(Stored entries)
______________________________

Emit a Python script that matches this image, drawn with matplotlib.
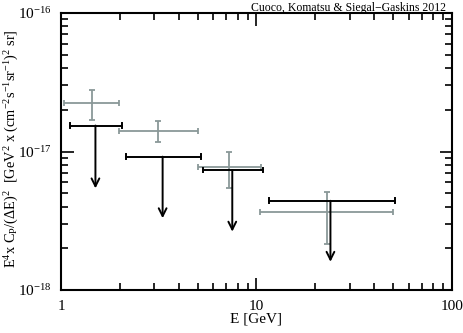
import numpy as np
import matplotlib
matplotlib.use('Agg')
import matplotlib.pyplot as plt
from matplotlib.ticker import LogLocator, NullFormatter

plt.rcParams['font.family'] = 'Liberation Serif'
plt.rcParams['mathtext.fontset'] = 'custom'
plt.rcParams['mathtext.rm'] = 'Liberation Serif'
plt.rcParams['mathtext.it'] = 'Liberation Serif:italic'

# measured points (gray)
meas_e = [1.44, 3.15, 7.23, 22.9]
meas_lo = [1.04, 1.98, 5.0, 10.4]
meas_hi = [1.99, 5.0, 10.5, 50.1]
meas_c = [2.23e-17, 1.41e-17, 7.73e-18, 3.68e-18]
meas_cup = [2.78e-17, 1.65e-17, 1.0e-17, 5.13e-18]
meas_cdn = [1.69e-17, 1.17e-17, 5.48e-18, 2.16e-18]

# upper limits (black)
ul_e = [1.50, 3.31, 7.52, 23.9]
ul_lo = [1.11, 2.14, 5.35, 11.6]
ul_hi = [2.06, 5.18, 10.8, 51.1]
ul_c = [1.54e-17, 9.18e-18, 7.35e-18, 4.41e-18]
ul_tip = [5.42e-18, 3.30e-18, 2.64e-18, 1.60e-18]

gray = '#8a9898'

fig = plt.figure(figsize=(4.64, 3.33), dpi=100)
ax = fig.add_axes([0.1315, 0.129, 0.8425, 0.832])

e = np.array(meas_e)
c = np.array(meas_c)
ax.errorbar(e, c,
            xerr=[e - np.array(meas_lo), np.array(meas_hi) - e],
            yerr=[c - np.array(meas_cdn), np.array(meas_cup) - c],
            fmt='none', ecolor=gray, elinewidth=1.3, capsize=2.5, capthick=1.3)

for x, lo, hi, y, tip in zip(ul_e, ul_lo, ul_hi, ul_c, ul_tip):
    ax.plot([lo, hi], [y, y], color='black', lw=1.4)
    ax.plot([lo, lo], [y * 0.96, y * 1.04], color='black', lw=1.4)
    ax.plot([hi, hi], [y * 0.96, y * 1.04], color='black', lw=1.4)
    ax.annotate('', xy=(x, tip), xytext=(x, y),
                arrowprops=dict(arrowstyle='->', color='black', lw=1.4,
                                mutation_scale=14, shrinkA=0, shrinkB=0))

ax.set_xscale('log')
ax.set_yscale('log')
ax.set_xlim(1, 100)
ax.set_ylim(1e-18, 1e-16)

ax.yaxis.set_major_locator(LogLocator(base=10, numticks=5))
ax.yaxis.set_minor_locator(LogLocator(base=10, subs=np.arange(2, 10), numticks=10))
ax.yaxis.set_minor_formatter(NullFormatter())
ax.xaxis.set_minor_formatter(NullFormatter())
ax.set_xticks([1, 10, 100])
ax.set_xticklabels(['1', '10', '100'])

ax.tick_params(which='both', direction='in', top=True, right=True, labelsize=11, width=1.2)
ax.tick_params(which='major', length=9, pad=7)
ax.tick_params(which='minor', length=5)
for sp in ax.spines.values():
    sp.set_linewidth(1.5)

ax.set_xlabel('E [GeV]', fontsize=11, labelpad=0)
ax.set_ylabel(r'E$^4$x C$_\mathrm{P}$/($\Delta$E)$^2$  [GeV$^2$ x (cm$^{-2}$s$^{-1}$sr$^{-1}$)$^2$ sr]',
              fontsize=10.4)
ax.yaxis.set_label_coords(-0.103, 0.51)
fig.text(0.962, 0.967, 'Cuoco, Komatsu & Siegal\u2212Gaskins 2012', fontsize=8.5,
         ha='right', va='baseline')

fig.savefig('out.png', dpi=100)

______________________________

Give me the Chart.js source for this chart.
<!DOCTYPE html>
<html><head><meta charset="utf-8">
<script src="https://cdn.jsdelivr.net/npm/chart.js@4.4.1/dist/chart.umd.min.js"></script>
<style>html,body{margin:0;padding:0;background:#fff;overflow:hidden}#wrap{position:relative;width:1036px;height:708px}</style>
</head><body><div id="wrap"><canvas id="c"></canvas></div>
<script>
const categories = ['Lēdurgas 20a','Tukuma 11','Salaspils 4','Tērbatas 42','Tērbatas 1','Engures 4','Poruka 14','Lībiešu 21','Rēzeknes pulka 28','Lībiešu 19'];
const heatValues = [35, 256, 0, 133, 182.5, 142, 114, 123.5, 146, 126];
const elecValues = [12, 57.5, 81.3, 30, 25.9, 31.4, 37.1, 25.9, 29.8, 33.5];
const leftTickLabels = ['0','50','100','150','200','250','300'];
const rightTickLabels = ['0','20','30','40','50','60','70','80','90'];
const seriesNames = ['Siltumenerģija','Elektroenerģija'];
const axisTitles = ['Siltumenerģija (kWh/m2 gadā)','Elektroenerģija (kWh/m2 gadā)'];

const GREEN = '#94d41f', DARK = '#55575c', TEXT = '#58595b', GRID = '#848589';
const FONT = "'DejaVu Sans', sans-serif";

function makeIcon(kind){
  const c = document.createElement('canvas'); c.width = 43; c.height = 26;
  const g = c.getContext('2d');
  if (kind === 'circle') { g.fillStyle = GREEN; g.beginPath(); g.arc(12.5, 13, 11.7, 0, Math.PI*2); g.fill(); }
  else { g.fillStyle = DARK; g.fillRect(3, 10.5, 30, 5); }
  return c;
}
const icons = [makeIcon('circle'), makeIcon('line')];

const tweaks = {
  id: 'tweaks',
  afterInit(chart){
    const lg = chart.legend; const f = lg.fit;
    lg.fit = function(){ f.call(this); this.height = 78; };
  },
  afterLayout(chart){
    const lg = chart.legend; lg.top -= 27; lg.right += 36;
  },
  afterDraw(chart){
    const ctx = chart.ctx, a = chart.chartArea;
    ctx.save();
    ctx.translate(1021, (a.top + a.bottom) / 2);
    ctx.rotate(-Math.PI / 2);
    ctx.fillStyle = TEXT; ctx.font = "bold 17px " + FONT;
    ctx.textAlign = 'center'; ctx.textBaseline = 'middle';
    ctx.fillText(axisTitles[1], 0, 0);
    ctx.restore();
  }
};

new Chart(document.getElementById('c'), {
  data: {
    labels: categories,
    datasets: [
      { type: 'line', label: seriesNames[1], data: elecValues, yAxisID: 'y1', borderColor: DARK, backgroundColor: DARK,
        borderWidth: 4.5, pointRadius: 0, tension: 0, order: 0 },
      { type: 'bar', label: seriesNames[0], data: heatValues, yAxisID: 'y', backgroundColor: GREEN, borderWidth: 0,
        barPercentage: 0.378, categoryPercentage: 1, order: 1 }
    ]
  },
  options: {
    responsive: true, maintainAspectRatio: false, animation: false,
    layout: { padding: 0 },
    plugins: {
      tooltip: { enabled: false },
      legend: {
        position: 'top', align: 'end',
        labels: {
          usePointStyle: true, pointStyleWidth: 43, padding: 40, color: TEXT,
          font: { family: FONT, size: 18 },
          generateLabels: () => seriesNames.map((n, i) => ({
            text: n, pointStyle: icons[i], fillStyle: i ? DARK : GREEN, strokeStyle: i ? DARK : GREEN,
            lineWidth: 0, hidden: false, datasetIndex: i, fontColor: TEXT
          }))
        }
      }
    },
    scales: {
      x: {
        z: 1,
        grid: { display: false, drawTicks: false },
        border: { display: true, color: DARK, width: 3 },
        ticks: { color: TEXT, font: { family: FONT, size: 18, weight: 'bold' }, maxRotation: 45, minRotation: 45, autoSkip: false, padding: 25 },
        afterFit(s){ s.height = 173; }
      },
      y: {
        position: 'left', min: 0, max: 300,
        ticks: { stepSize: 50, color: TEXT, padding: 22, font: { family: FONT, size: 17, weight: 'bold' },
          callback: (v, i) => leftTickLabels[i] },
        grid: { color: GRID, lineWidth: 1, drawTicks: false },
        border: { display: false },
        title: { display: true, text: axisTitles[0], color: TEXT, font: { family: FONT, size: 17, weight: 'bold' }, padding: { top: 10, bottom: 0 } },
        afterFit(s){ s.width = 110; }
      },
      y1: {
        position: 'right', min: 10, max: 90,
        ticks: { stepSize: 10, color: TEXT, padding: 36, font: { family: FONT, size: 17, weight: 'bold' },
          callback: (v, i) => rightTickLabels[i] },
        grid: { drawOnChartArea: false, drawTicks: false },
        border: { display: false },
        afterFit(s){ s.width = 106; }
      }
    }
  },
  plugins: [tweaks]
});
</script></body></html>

______________________________

▶ [TASK DIRECTIONS] Pictures excluded, retype exactly the lines running from the one with "Emit a Python" through the one with "from matplotlib.ticker import". Include both end lines and nothing more.

▶ [OUTPUT BELOW]
Emit a Python script that matches this image, drawn with matplotlib.
import numpy as np
import matplotlib
matplotlib.use('Agg')
import matplotlib.pyplot as plt
from matplotlib.ticker import LogLocator, NullFormatter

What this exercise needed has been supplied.